US Presents China Resolution at U.N. Rights Talks

GENEVA (Reuters) - The United States presented a resolution Wednesday accusing China of abuses, including repressing its Tibetan minority and banned Falun Gong spiritual movement, and calling on Beijing to permit freedom of religion.

The U.S. delegation submitted the text -- which also urged China to release all political prisoners and to eliminate its re-education through labor system -- to the United Nations (news - web sites) Commission on Human Rights.

It was released in Geneva as the White House announced an agreement had been reached with Beijing for China to release the 24-member crew of U.S. spy plane who have been held after making an emergency landing on Hainan Island on April 1.

The 53-member state U.N. rights body, holding its annual six-week session in Geneva to examine violations worldwide, is scheduled to vote on a host of country resolutions on April 18.

European Union (news - web sites) member states support the resolution, but have not co-sponsored it officially, EU diplomats said. However, China enjoys wide support among Asian and other developing countries, who traditionally back it in the talks.

But many Western diplomats and U.N. sources doubt the U.S. resolution would even be debated, as China is expected to present its own motion calling for ``no action'' on the U.S. text.

China's delegation, by using this controversial procedural maneuver, has successfully avoided examination of its record every year since the June 1989 killing of student protesters in and around Beijing's Tiananmen Square.

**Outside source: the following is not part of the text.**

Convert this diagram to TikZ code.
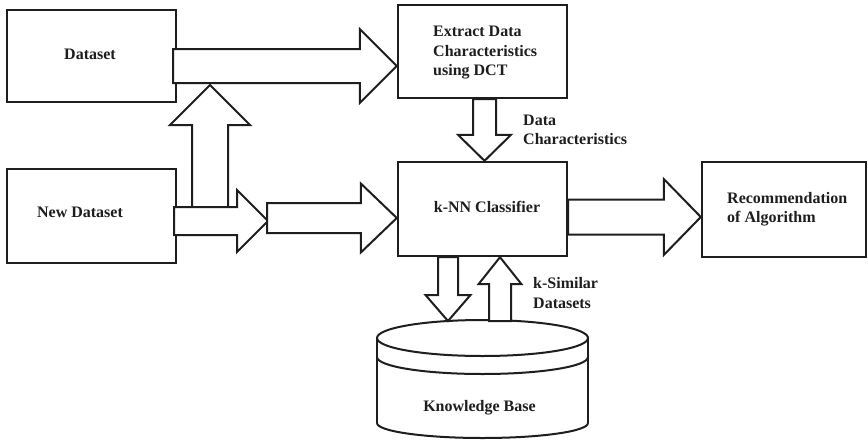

The U.S. resolution expresses concern at continuing reports of China's ``failure to protect internationally recognized human rights and fundamental freedoms.''

In particular, it cites ``severe restrictions on the rights of citizens to the freedoms of assembly, association, expression, conscience and religion, and to due legal process and a fair trial as well as at reports of harsh sentences for some seeking to exercise their rights.''

Increased Restrictions

The three-page U.S. text expresses concern at ``increased restrictions on the exercise of cultural, linguistic, religious and other fundamental freedoms of Tibetans and others.''

It also notes the ``continuing arrests and harsh sentencing during the past year of members of the China Democracy Party.''

The U.S. resolution criticizes China's ``severe measures'' to restrict the peaceful activities of Buddhists, Muslims, Christians and others who try to exercise their rights to freedom of conscience, belief and peaceful assembly.

It also expresses concern at China's ``increasingly severe measures taken against adherents of movements such as Falun Gong who, in pursuing non-violent activities, sought to exercise their internationally recognized rights of freedom of conscience, belief and peaceful assembly.''

The U.S. text welcomes China's efforts in some areas, but calls on Beijing to ``accelerate efforts to reform, with a view to rapid elimination, (of) the re-education through labor system and forced labor.''

It also calls for releasing ``political prisoners, including persons imprisoned for the non-violent expression of their political, religious or social views.''

The U.S. resolution welcomes China's efforts to increase the transparency of the judicial system and its expressed intention to ratify a major U.N. rights instrument, the International Covenant on Civil and Political Rights.